Yes And Conversations
Ask the group to explore the workshop space by walking about in an amorphous blob. If it helps, tell them to imagine they are gas particles in a glass container, so that they walk without a discernible pattern.
Say stop and ask participants to partner with whoever is closest to them. If there is an uneven number you can allow one trio or you can partner with the additional person. If the workshop is occurring over Zoom, you can easily partner people randomly by creating breakout rooms.
Ask the partners to have a conversation in which they collaborate on a seasonally appropriate holiday party. If it is October it can be a Halloween party. If it is February, it can be a Valentine's Day party. And so forth.
The one caveat is that every sentence in this conversation (after the first sentence of course) must start with the word "NO". Let this go on for 2-3 minutes, then reconvene. Check-in with the group quickly and ask for highlights. After a minute or two, break back into pairs. People can either form new pairs using the same process from before or return to the original pairing, your choice.
Ask the pairs to once again plan the same party from before. This time every sentence (after the first) Must start with the words "YES BUT". After 2-3 minutes, reconvene and check in.
Return to the pairs for a final conversation. Ask them to once again plan the same party. have everyone go back to the cloud. This time every sentence after the first should start with the words "YES AND". After 2-3 minutes reconvene and lead a discussion.
Of the three conversations, which led to the most complete, if not feasible, plan? The "Yes And" conversation should be close to the unanimous answer. If that isn't the case, it means you are a terrible teacher (joke). You can also ask, of the three conversations, which was the most enjoyable to participate in? Here, many people may prefer "Yes But" and possibly the "No" conversations. Discuss why.
Yes And Conversations is a classic exercise for improv-based professional development workshops. It cleanly and simply demonstrates the collaborative power of saying yes to your partner and building on their ideas. This exercise is therefore very common in improv workshops of all variety, but is perhaps best used in workshops focused on:
Teamwork (team building, trust, support)
Number of Participants:
Minimum: 4 participants / Maximum: 20+ participants
Minimum: 15 minutes / Maximum: 20 minutes
You might try this same exercise with these slight adjustments:
Address a company-specific problem in the conversations. For example, instead of planning a Halloween party, ask participants to have a conversation about how to safeguard the company CRM against duplicate records.

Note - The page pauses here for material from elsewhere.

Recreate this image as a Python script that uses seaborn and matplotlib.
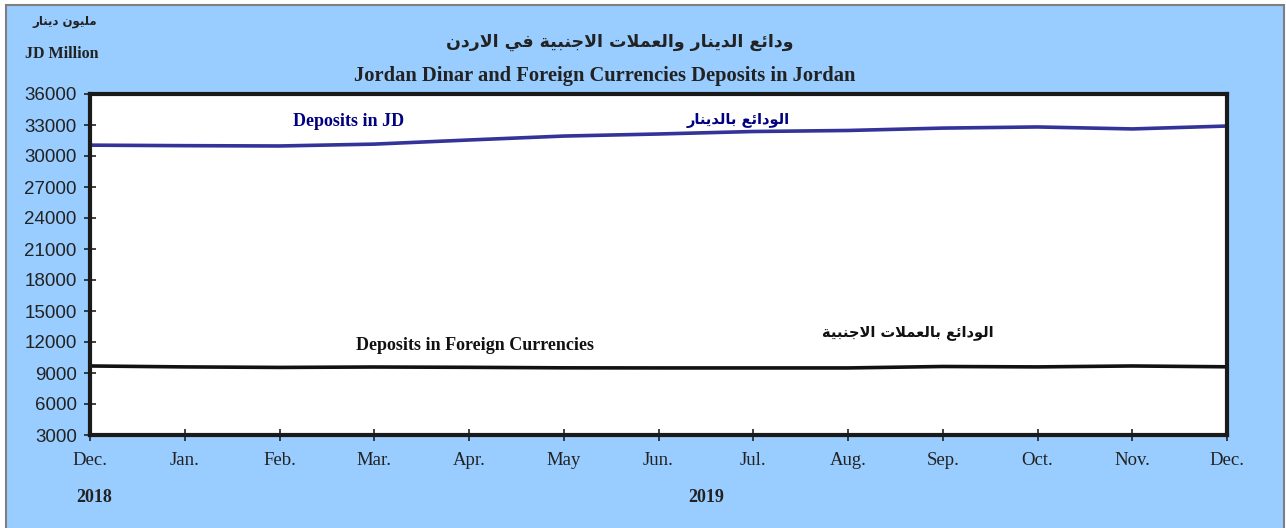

Instead of breaking into pairs, ask for two volunteers to hold the conversations in front of everyone as a demonstration, which you can guide and note as it progresses.
Instructor Talking Points
It is critical for teammates to feel supported. Saying yes to someone's idea is an extremely powerful force multiplier when creating or building a team. It is so strong that it is worth embracing even weaker ideas. On a team, you want all participants fully engaged, making suggestions and contributions. When you say yes to an idea you are saying yes to the person who had that idea. Saying yes to each other will result in your team feeling empowered and fully contributing. Therefore, saying yes to any particular suggestion has less to do with that specific idea and more to do with the next ten ideas the individual making the suggestion will have. You want them to share their ideas and to feel good about themselves as they do so.
Applied Mantra: Yes And...
Embracing ideas that strike you as outlandish, unreasonable or (frankly) bad can lead to surprising results. If they are ideas you would dismiss when you are alone, then they are ideas you have not fully explored. Ask yourself, how can you build on them? What would come next? While the results may be entirely unworkable, they will also be fresh and unique. In this fashion, a great number of options can be quickly created and filled out, allowing for evaluation at a later point.
Applied Mantra: Yes And...
A general rule of thumb you can count on is that when you think someone else has poor ideas, they almost certainly think the same thing about you. By saying yes to the suggestions of others, even when we dislike their ideas, we can flip this dynamic.
People tend to like the ideas of those who like their own. Once we introduce a culture of agreement, problems that seemed intractable can become much easier to resolve.